I was born in 1981 to Sarah and Jason Sullivan. I was an only child. Both of my parents worked, so I often felt alone. At school, I was constantly bullied, which only made it worse. My teachers did nothing to stop the bullying, instead of turning a blind eye.
By the time I was thirteen years old I was diagnosed with both anxiety and post-traumatic stress disorder. My parents didn’t know what to do or how to help. My psychiatrist prescribed Klonopin to help calm my nerves and it worked. A little too well.
What Happened Next
Klonopin did what it was supposed to. It calmed the negative emotions: debilitating fear, pain, and anger. But it also calmed my positive emotions. I couldn’t feel anything. I was numb.
However, whenever I tried to stop, the pain associated with my fear and anger was too much to handle, and I always went right back. And every time I went back, I took a little bit more. And a little bit more. Over the years my body slowly built up a tolerance to Klonopin. Very soon I was taking about five times the recommended dose. It was a miracle I wasn’t dead yet.
My Overdose Scare
The last time I tried to stop taking Klonopin, I almost died. My wife had told me that if I didn’t come clean, she would divorce me. Afraid of never seeing her or my children again, I attempted to stop cold turkey.
However, the throws of withdrawal I soon found myself in was so strong, so jarring, and so painful, I went right back. I took almost twice my usual dose. It almost killed me.
I woke up a few days later in the hospital, my head feeling like it was split in two. My wife had found me after I overdosed and took me in. She waited until I was well enough to tell me she was divorcing me. Our marriage was over just like that.
That was my wake-up call. I had allowed my fear and pain to control me so much that I never realized what it was doing to my family. My wife was both terrified and furious, and my kids had begun to ask her if daddy was dead.
I realized then that I needed to be well for them. I needed to be an example. That was the moment I decided to become clean at last, and I never looked back.
Life After Addiction
My life after addiction hasn’t been easy. It cost me my marriage, but my ex-wife and I are still good friends. As I went through rehab and was able to show her that I was serious, I was soon able to be in my kids’ lives again. I met someone new a few years later, and we got married, and she loves my kids just as much as I do.

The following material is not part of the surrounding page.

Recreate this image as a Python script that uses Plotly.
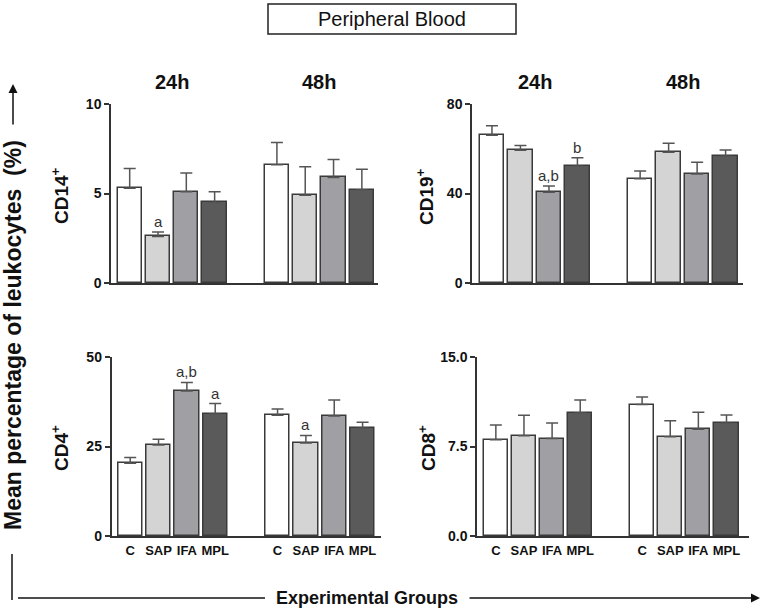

I also still struggle with anxiety and PTSD, but I’ve learned about coping mechanisms to deal with those feelings so that I never have to take a pill ever again.
One of my favorite ways of coping is by helping others. I speak at high schools about prevention and bullying issues. I give talks at treatment centers about recovery, encouraging those just coming out of addiction to persevere. I guess, in a way, helping educate others about drugs and prevention is my new drug.